I don’t think that I am what you would call a “neat freak,” but I do like to see things in order and clean.
By Walt Trandum
It probably goes back to my mother being fussy about how I looked as I went off to school every morning. Never had any fancy or stylish clothes but what I had on was washed and pressed. My shoes were mostly the high topped pair that I got every year before school started. They were kept greased to make them look good and it made them pretty water proof. Girls wore dresses or skirts and boys wore pants and that was just the way it was.
My mom would comb my hair every morning with the comb being dipped in a gel solution. That all dried and my hair stayed where she put it until I got to messing with it by breaking each hair. I must have looked pretty goofy at the end of the school day.
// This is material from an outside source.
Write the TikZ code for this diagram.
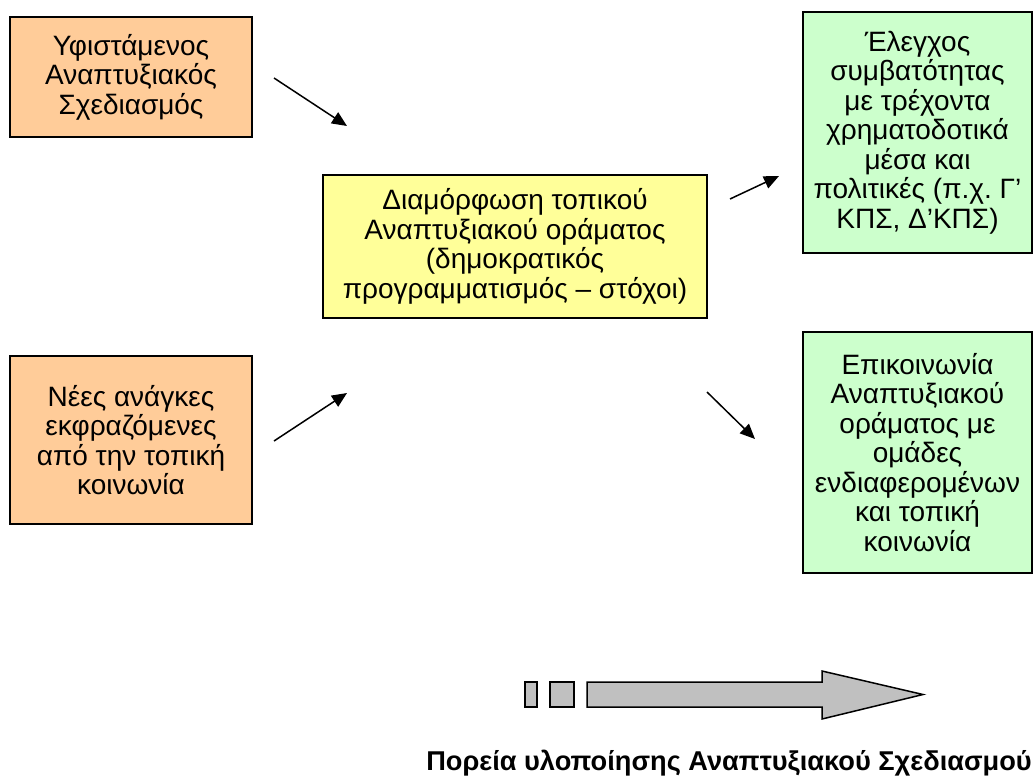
\documentclass[tikz,border=0pt]{standalone}
\usepackage{fontspec}
\setmainfont{Liberation Sans}
\usepackage{xcolor}
\usetikzlibrary{arrows.meta}
\frenchspacing

\definecolor{peach}{HTML}{FFCC99}
\definecolor{paleyellow}{HTML}{FFFF99}
\definecolor{palegreen}{HTML}{CCFFCC}
\definecolor{arrowgray}{HTML}{C0C0C0}

\begin{document}
\begin{tikzpicture}[
    x=0.5pt, y=-0.5pt,
    font=\fontsize{14}{14.75}\selectfont,
    box/.style={draw, line width=0.9pt, align=center, inner sep=0pt},
    inbox/.style={box, fill=peach, minimum width=121pt},
    outbox/.style={box, fill=palegreen, minimum width=114.5pt, minimum height=120.5pt},
    flow/.style={-{Triangle[length=7.5pt,width=6.5pt]}, line width=0.75pt},
    chunk/.style={draw, fill=arrowgray, line width=0.75pt}
]
    \useasboundingbox (0,0) rectangle (1033,782);

    % inputs
    \node[inbox, minimum height=60pt] (plan) at (131,77) {Υφιστάμενος\\Αναπτυξιακός\\Σχεδιασμός};
    \node[inbox, minimum height=84pt] (needs) at (131,440) {Νέες ανάγκες\\εκφραζόμενες\\από την τοπική\\κοινωνία};

    % vision
    \node[box, fill=paleyellow, minimum width=192pt, minimum height=71.5pt] (vision) at (515,246.5) {Διαμόρφωση τοπικού\\Αναπτυξιακού οράματος\\(δημοκρατικός\\προγραμματισμός – στόχοι)};

    % outputs
    \node[outbox] (check) at (917.5,132.5) {Έλεγχος\\συμβατότητας\\με τρέχοντα\\χρηματοδοτικά\\μέσα και\\πολιτικές (π.χ. Γ’\\ΚΠΣ, Δ’ΚΠΣ)};
    \node[outbox] (comm) at (917.5,452.5) {Επικοινωνία\\Αναπτυξιακού\\οράματος με\\ομάδες\\ενδιαφερομένων\\και τοπική\\κοινωνία};

    % arrows
    \coordinate (plan-out) at (274,78);
    \coordinate (vision-in1) at (347,126);
    \coordinate (needs-out) at (274,441);
    \coordinate (vision-in2) at (347,393);
    \coordinate (vision-out1) at (730,199);
    \coordinate (check-in) at (779,176);
    \coordinate (vision-out2) at (707,392);
    \coordinate (comm-in) at (755,439);
    \draw[flow] (plan-out) -- (vision-in1);
    \draw[flow] (needs-out) -- (vision-in2);
    \draw[flow] (vision-out1) -- (check-in);
    \draw[flow] (vision-out2) -- (comm-in);

    % progress arrow
    \draw[chunk] (525,682) rectangle (537,707);
    \draw[chunk] (550,682) rectangle (574,707);
    \draw[chunk] (587,682) -- (822,682) -- (822,671) -- (923,694.5) -- (822,719) -- (822,707) -- (587,707) -- cycle;
    \node[font=\fontsize{13.6}{14.75}\selectfont\bfseries] (caption) at (729,763) {Πορεία υλοποίησης Αναπτυξιακού Σχεδιασμού};
\end{tikzpicture}
\end{document}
All this neatness carried over into my Navy and working days. Everyone in the military kept themselves in the proper manner and I don’t remember there being much facial hair among the salts that I lived with. I know that we had morning inspections and even the condition of our ears and nose got checked. At one point when I was a squad leader in boot camp, I carried a handkerchief and would check all the ears to avoid getting gigged.
At one point in my life I drove a milk truck and like every other driver I wore the striped overalls with a starched collar shirt and tie. Pretty natty and impressing the customers was part of the game. Later I advanced to sales jobs where a suit and tie were normal wear. It was customary to wear a different suit every day and that meant you usually had one at the cleaners most of the time. A real concession in the business world was when women started wearing pants and men opted for sports coats and slacks.
Men were allowed to shed their coats while in the office and that brought about another problem in that if you spent the majority of your time there, the suit pants and slacks would wear out long before the coats showed any wear.
When I retired I had a closet full of suits and coats but something happened to all of them. They all shrunk! Even the shirts got smaller. The only things that survived were the ties and some of them look a little skinny.
Lots of things in life give me some pleasure that maybe nobody else pays that much attention. A well kept yard or lawn gets my eye and some times I chuckle when I see an obvious mistake. Somebody went to all the trouble to mow the grass very carefully and even clipped the edges but right behind the flower bed is a jungle of weeds and brush. I notice that same things in public parks and other city properties. I think all that mowing and trimming kind of care pays off as people respect the property and hesitate to leave behind their debris.
In my early days there were both written and unwritten dress codes. As those went away just about anything you can imagine seems to work. One big loser was the women’s hats that they wore any time they left the house for anything but garden work. One of my Aunts worked in a millinery store and my mother always complained about the high prices. I suppose a few women still wear them to church and other big occasions.
One of my sons told me that when he was in high school and I happened to go there for one reason or another, the kids thought I was a cop or an FBI Agent, when I walked in the door. Anyone in a suit was looked on with some suspicion. Maybe being all dressed up or at least neat and clean is a good way to get some respect and kid’s could learn a thing or two during these days with a lot of unrest and suspicion lurking at every corner.
We are all here living in the manner that we were taught and experienced when we were young. Launching those young people into the world is a big responsibility, do it right and you will be proud!